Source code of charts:
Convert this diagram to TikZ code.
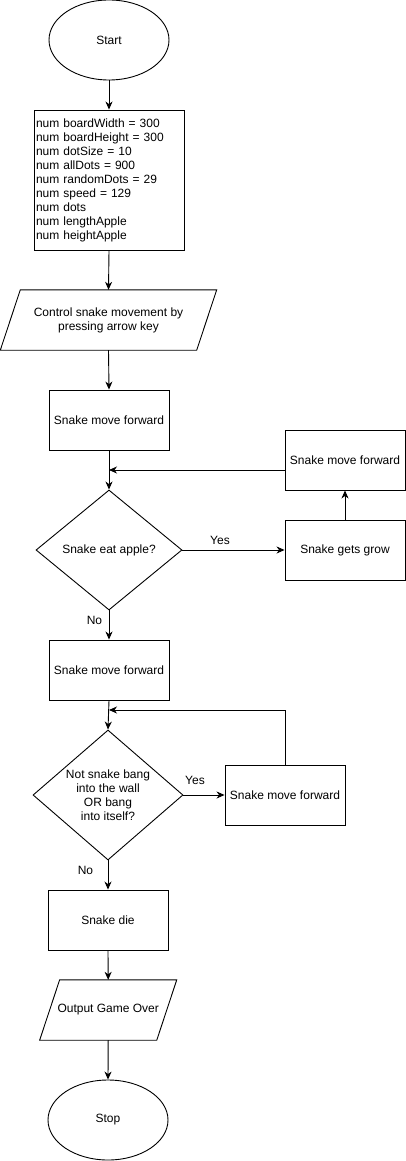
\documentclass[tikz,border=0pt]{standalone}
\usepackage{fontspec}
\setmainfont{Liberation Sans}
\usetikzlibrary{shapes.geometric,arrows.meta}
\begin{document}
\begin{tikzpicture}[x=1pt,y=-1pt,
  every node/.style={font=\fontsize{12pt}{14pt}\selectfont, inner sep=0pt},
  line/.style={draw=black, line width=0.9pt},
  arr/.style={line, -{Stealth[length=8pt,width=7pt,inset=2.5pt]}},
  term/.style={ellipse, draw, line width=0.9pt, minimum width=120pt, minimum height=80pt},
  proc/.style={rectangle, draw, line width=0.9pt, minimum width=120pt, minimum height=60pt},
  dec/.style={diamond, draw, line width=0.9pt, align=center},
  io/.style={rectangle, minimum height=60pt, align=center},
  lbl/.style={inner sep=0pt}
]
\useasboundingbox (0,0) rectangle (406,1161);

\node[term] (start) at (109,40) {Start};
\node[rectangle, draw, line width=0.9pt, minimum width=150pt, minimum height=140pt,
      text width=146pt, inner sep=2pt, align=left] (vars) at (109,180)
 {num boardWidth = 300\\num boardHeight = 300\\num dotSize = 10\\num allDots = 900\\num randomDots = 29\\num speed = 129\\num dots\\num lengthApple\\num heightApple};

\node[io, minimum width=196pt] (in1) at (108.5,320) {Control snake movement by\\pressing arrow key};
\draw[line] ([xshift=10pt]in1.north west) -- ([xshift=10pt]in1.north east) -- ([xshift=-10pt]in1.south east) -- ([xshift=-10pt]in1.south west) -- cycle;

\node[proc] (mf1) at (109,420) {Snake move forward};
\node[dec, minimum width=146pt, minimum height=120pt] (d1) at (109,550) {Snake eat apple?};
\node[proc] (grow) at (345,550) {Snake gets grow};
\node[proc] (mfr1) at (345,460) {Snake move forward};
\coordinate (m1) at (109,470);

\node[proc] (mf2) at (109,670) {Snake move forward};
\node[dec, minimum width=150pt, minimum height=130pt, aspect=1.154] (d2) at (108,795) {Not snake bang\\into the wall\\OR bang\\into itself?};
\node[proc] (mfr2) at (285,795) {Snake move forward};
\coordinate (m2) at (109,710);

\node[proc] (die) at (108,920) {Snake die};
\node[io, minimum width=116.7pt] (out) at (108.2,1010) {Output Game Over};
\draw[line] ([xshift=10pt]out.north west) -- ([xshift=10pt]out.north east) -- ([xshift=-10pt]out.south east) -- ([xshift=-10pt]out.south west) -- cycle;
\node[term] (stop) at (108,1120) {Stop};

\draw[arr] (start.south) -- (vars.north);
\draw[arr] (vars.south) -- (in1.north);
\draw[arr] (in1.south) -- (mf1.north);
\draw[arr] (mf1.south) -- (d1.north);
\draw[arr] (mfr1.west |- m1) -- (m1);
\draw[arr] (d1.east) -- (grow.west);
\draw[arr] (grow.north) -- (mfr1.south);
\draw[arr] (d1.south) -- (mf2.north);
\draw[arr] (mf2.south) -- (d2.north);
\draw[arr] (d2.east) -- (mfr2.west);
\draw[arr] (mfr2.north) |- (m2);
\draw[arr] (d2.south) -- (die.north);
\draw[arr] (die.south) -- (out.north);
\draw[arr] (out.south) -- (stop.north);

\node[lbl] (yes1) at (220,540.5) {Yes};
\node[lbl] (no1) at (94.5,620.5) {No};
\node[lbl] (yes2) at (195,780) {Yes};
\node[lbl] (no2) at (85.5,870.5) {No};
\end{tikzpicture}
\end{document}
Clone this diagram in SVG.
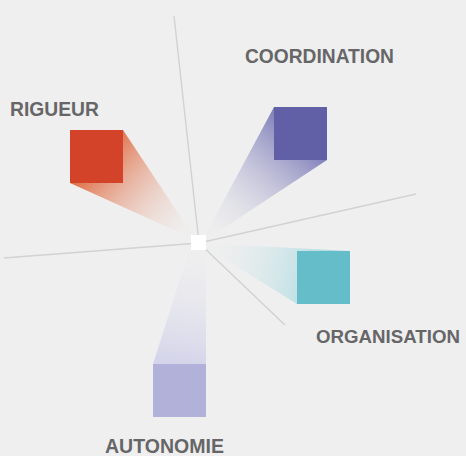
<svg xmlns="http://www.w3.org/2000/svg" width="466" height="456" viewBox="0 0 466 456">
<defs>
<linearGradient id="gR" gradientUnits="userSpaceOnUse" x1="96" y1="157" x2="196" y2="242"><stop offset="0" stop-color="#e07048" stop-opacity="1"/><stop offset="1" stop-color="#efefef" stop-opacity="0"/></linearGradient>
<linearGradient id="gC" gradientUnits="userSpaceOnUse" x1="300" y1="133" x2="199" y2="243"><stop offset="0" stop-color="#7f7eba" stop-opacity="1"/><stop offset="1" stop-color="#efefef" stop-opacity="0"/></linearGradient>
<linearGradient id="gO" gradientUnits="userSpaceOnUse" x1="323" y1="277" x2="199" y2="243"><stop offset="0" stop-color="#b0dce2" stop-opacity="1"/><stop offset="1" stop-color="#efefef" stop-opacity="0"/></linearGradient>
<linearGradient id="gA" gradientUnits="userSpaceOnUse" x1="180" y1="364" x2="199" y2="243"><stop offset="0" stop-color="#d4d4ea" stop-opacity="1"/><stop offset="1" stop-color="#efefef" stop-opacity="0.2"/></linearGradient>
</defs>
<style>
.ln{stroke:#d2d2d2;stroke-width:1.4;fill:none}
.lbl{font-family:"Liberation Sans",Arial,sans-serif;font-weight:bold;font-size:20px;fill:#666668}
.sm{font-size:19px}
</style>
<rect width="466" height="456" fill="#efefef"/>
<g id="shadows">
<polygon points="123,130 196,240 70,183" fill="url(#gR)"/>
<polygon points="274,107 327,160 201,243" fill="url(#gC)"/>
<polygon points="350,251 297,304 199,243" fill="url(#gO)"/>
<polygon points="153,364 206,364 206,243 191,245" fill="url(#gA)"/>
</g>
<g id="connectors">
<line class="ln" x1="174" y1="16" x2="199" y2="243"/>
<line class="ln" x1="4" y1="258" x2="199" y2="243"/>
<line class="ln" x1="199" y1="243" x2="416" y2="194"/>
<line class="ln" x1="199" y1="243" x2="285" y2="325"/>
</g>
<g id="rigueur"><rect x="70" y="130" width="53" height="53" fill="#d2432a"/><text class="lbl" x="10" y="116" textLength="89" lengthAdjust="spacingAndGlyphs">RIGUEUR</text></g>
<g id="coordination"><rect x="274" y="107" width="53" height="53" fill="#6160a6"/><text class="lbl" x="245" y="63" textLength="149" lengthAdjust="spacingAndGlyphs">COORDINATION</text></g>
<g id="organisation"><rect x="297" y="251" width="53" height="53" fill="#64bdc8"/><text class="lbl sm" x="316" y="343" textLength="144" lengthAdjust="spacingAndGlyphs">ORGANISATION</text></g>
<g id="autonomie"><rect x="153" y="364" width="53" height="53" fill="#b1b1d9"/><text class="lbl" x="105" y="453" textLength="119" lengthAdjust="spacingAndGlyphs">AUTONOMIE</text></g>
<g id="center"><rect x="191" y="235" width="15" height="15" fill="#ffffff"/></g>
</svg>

SHORT EXERCISE:
Pictures stay out. Repeat only the lines from the beginning of the data through the line that has "(0,0) rectangle (406,1161);".

WRITTEN SOLUTION:
Convert this diagram to TikZ code.
\documentclass[tikz,border=0pt]{standalone}
\usepackage{fontspec}
\setmainfont{Liberation Sans}
\usetikzlibrary{shapes.geometric,arrows.meta}
\begin{document}
\begin{tikzpicture}[x=1pt,y=-1pt,
  every node/.style={font=\fontsize{12pt}{14pt}\selectfont, inner sep=0pt},
  line/.style={draw=black, line width=0.9pt},
  arr/.style={line, -{Stealth[length=8pt,width=7pt,inset=2.5pt]}},
  term/.style={ellipse, draw, line width=0.9pt, minimum width=120pt, minimum height=80pt},
  proc/.style={rectangle, draw, line width=0.9pt, minimum width=120pt, minimum height=60pt},
  dec/.style={diamond, draw, line width=0.9pt, align=center},
  io/.style={rectangle, minimum height=60pt, align=center},
  lbl/.style={inner sep=0pt}
]
\useasboundingbox (0,0) rectangle (406,1161);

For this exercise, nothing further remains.